Конечно, после моего превращения прошло несколько дней, прежде чем я пришел в сознание, и еще одна неделя, прежде чем мне сообщили нечто большее, чем просто «вы очень больны» и «у вас эндокринный дисбаланс». Но даже тогда, просыпаясь и всякий раз обнаруживая, что не в состоянии ни видеть, ни осязать, ни нюхать, ни двигаться, я выл так горестно, что меня пичкали сильными транквилизаторами. Когда утром кто-то дотрагивался до моего «тела», я не знал, как реагировать. Ощущение было, к моему удивлению, приятным и успокаивающим, но какого-то странного свойства — как прикосновение воды к коже. Однажды утром я проснулся от ощущения, что с одного моего конца происходит нечто странное. Не боль, нет, и все же я заорал: «Я горю, меня подожгли!»
— Успокойтесь, мистер Кепеш, — сказал женский голос. — Я только мою вас. Я мою вам лицо.
— Мое лицо? Где мое лицо? Где мои руки? А мои ноги? Где мой рот? Да что со мной?
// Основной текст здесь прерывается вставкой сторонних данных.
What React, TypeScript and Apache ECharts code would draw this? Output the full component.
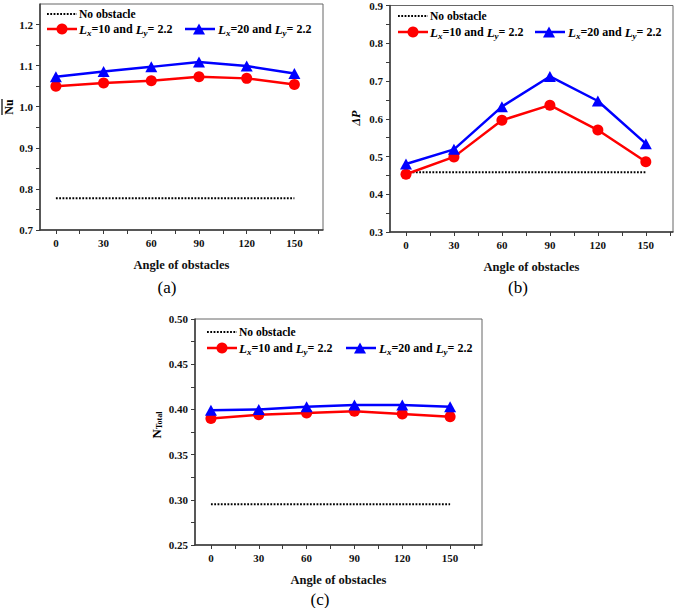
import React, { useEffect, useRef } from "react";
import * as echarts from "echarts";

// ---- data ----
const angles = [0, 30, 60, 90, 120, 150];
const xTickValues = [0, 15, 30, 45, 60, 75, 90, 105, 120, 135, 150, 165];

const nuLx10 = [1.05, 1.058, 1.063, 1.073, 1.069, 1.054];
const nuLx20 = [1.073, 1.086, 1.097, 1.109, 1.099, 1.081];
const nuNoObstacle = 0.777;
const nuLabels = [0.7, 0.8, 0.9, 1.0, 1.1, 1.2];
const nuTicks = [0.7, 0.75, 0.8, 0.85, 0.9, 0.95, 1.0, 1.05, 1.1, 1.15, 1.2];

const dpLx10 = [0.453, 0.499, 0.596, 0.636, 0.57, 0.486];
const dpLx20 = [0.48, 0.519, 0.632, 0.712, 0.647, 0.534];
const dpNoObstacle = 0.458;
const dpLabels = [0.3, 0.4, 0.5, 0.6, 0.7, 0.8, 0.9];
const dpTicks = [0.3, 0.35, 0.4, 0.45, 0.5, 0.55, 0.6, 0.65, 0.7, 0.75, 0.8, 0.85, 0.9];

const ntLx10 = [0.39, 0.394, 0.396, 0.398, 0.395, 0.392];
const ntLx20 = [0.399, 0.4, 0.403, 0.405, 0.405, 0.403];
const ntNoObstacle = 0.295;
const ntLabels = [0.25, 0.3, 0.35, 0.4, 0.45, 0.5];
const ntTicks = [0.25, 0.275, 0.3, 0.325, 0.35, 0.375, 0.4, 0.425, 0.45, 0.475, 0.5];

const nameNo = "No obstacle";
const nameA = "Lx=10 and Ly= 2.2";
const nameB = "Lx=20 and Ly= 2.2";
const richA = "{i|L}{s|x}{n|=10 and }{i|L}{s|y}{n|= 2.2}";
const richB = "{i|L}{s|x}{n|=20 and }{i|L}{s|y}{n|= 2.2}";
const xName = "Angle of obstacles";

const SERIF = "'Liberation Serif', 'Times New Roman', serif";
const RED = "#ff0000";
const BLUE = "#0000ff";
const AXIS = "#3a3a3a";

const richStyles = {
  n: { fontFamily: SERIF, fontWeight: "bold", fontSize: 12, fill: "#000" },
  i: { fontFamily: SERIF, fontStyle: "italic", fontWeight: "bold", fontSize: 13, fill: "#000" },
  s: { fontFamily: SERIF, fontStyle: "italic", fontWeight: "bold", fontSize: 9, fill: "#000", padding: [7, 0, 0, 0] },
};

function xAxisFor(gridIndex: number, max: number) {
  return {
    type: "value",
    gridIndex,
    min: -10,
    max,
    name: xName,
    nameLocation: "middle",
    nameGap: 28,
    nameTextStyle: { fontFamily: SERIF, fontWeight: "bold", fontSize: 12.5, color: "#111" },
    axisLine: { show: true, onZero: false, lineStyle: { color: AXIS, width: 1.5 } },
    axisTick: { show: true, inside: false, length: 4, customValues: xTickValues, lineStyle: { color: AXIS, width: 1 } },
    axisLabel: {
      customValues: angles,
      margin: 7,
      fontFamily: SERIF,
      fontWeight: "bold",
      fontSize: 11,
      color: "#111",
    },
    splitLine: { show: false },
  };
}

function yAxisFor(gridIndex: number, min: number, max: number, labels: number[], ticks: number[], digits: number) {
  return {
    type: "value",
    gridIndex,
    min,
    max,
    axisLine: { show: true, onZero: false, lineStyle: { color: AXIS, width: 1.5 } },
    axisTick: { show: true, inside: false, length: 4, customValues: ticks, lineStyle: { color: AXIS, width: 1 } },
    axisLabel: {
      customValues: labels,
      margin: 7,
      fontFamily: SERIF,
      fontWeight: "bold",
      fontSize: 11,
      color: "#111",
      formatter: (v: number) => v.toFixed(digits),
    },
    splitLine: { show: false },
  };
}

function seriesFor(idx: number, a: number[], b: number[], no: number) {
  return [
    {
      name: nameNo,
      type: "line",
      xAxisIndex: idx,
      yAxisIndex: idx,
      data: angles.map((x) => [x, no]),
      showSymbol: false,
      symbol: "none",
      lineStyle: { color: "#000", width: 2, type: [1.8, 1.5] },
      z: 2,
    },
    {
      name: nameA,
      type: "line",
      xAxisIndex: idx,
      yAxisIndex: idx,
      data: angles.map((x, i) => [x, a[i]]),
      symbol: "circle",
      symbolSize: 11,
      itemStyle: { color: RED },
      lineStyle: { color: RED, width: 2.5 },
      z: 3,
    },
    {
      name: nameB,
      type: "line",
      xAxisIndex: idx,
      yAxisIndex: idx,
      data: angles.map((x, i) => [x, b[i]]),
      symbol: "triangle",
      symbolSize: [12, 11],
      itemStyle: { color: BLUE },
      lineStyle: { color: BLUE, width: 2.5 },
      z: 4,
    },
  ];
}

function legendFor(x0: number, y1: number, y2: number, bx: number) {
  return [
    {
      type: "line",
      shape: { x1: x0, y1: y1, x2: x0 + 30, y2: y1 },
      style: { stroke: "#000", lineWidth: 2, lineDash: [1.8, 1.5] },
    },
    {
      type: "text",
      x: x0 + 32,
      y: y1,
      style: { text: nameNo, fontFamily: SERIF, fontWeight: "bold", fontSize: 11.5, fill: "#000", verticalAlign: "middle", align: "left" },
    },
    {
      type: "line",
      shape: { x1: x0, y1: y2, x2: x0 + 30, y2: y2 },
      style: { stroke: RED, lineWidth: 2.5 },
    },
    { type: "circle", shape: { cx: x0 + 15, cy: y2, r: 5.5 }, style: { fill: RED } },
    {
      type: "text",
      x: x0 + 32,
      y: y2,
      style: { text: richA, rich: richStyles, verticalAlign: "middle", align: "left" },
    },
    {
      type: "line",
      shape: { x1: bx, y1: y2, x2: bx + 30, y2: y2 },
      style: { stroke: BLUE, lineWidth: 2.5 },
    },
    {
      type: "polygon",
      shape: { points: [[bx + 14, y2 - 5.5], [bx + 20, y2 + 5.5], [bx + 8, y2 + 5.5]] },
      style: { fill: BLUE },
    },
    {
      type: "text",
      x: bx + 33,
      y: y2,
      style: { text: richB, rich: richStyles, verticalAlign: "middle", align: "left" },
    },
  ];
}

export default function App() {
  const ref = useRef<HTMLDivElement>(null);
  useEffect(() => {
    document.body.style.margin = "0";
    if (!ref.current) return;
    const chart = echarts.init(ref.current, null, { renderer: "svg" });
    const gridBase = { show: true, borderColor: "#666", borderWidth: 1, backgroundColor: "#fff" };
    chart.setOption({
      animation: false,
      backgroundColor: "#fff",
      grid: [
        { ...gridBase, left: 40, top: 4, width: 283, height: 226 },
        { ...gridBase, left: 390, top: 5, width: 283, height: 227 },
        { ...gridBase, left: 195, top: 319, width: 287, height: 226 },
      ],
      xAxis: [xAxisFor(0, 168), xAxisFor(1, 167), xAxisFor(2, 170)],
      yAxis: [
        yAxisFor(0, 0.7, 1.25, nuLabels, nuTicks, 1),
        yAxisFor(1, 0.3, 0.9, dpLabels, dpTicks, 1),
        yAxisFor(2, 0.25, 0.5, ntLabels, ntTicks, 2),
      ],
      series: [
        ...seriesFor(0, nuLx10, nuLx20, nuNoObstacle),
        ...seriesFor(1, dpLx10, dpLx20, dpNoObstacle),
        ...seriesFor(2, ntLx10, ntLx20, ntNoObstacle),
      ],
      graphic: [
        ...legendFor(47, 14, 29, 185),
        ...legendFor(398, 16, 32, 535),
        ...legendFor(207, 332, 348, 346),
        // y-axis name (a): Nu with overline
        {
          type: "group",
          x: 9,
          y: 107,
          rotation: Math.PI / 2,
          children: [
            {
              type: "text",
              x: 0,
              y: 0,
              style: { text: "Nu", fontFamily: SERIF, fontWeight: "bold", fontSize: 12, fill: "#000", align: "center", verticalAlign: "middle" },
            },
            { type: "line", shape: { x1: -8, y1: -7, x2: 8, y2: -7 }, style: { stroke: "#000", lineWidth: 1.2 } },
          ],
        },
        // y-axis name (b)
        {
          type: "text",
          x: 356,
          y: 118,
          rotation: Math.PI / 2,
          style: { text: "ΔP", fontFamily: SERIF, fontStyle: "italic", fontWeight: "bold", fontSize: 12, fill: "#000", align: "center", verticalAlign: "middle" },
        },
        // y-axis name (c)
        {
          type: "text",
          x: 156,
          y: 425,
          rotation: Math.PI / 2,
          style: {
            text: "{n|N}{s|Total}",
            align: "center",
            verticalAlign: "middle",
            rich: {
              n: { fontFamily: SERIF, fontWeight: "bold", fontSize: 13, fill: "#000" },
              s: { fontFamily: SERIF, fontWeight: "bold", fontSize: 8, fill: "#000", padding: [7, 0, 0, 0] },
            },
          },
        },
        // panel labels
        { type: "text", x: 167, y: 287, style: { text: "(a)", fontFamily: SERIF, fontSize: 17, fill: "#000", align: "center", verticalAlign: "middle" } },
        { type: "text", x: 518, y: 287, style: { text: "(b)", fontFamily: SERIF, fontSize: 17, fill: "#000", align: "center", verticalAlign: "middle" } },
        { type: "text", x: 320, y: 599, style: { text: "(c)", fontFamily: SERIF, fontSize: 17, fill: "#000", align: "center", verticalAlign: "middle" } },
      ],
    });
    return () => chart.dispose();
  }, []);
  return <div ref={ref} style={{ width: 685, height: 608 }} />;
}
Теперь заговорил доктор Гордон.
— Дэвид, вы находитесь в больнице «Леннокс хилл». Вы в отдельной палате на седьмом этаже. Вы здесь уже десять дней. Я осматриваю вас ежедневно утром и вечером. За вами тут отличный уход, вы находитесь под постоянным наблюдением врачей. Сейчас вас вымыли губкой и теплой мыльной водой. Вот и все. Вам больно?
— Нет, — прохныкал я. — Но где мое лицо?
— Дайте сестре вас вымыть, и мы потом побеседуем с вами, если вы захотите. Не думайте ни о чем.
— Что со мной произошло? — все, что я помнил о той ночи в своей квартире, это боль и ужас: я ощущал себя так, словно мною выстрелили из пушки в каменную стену, а потом по мне прошагал целый батальон. Теперь мне казалось, что я был сделан из вязкого теста, словно меня растянули в разные стороны за пенис, за ягодицы, пока я не стал в ширину таким же, как в полный рост. Врачи считали, что я должен был потерять сознание всего лишь на минуту или на две в тот момент, когда этот «взрыв» или «катастрофа» произошла, но теперь задним числом мне представляется, что я бодрствовал все время и ясно ощущал, как все кости в моем теле ломались и крошились в труху.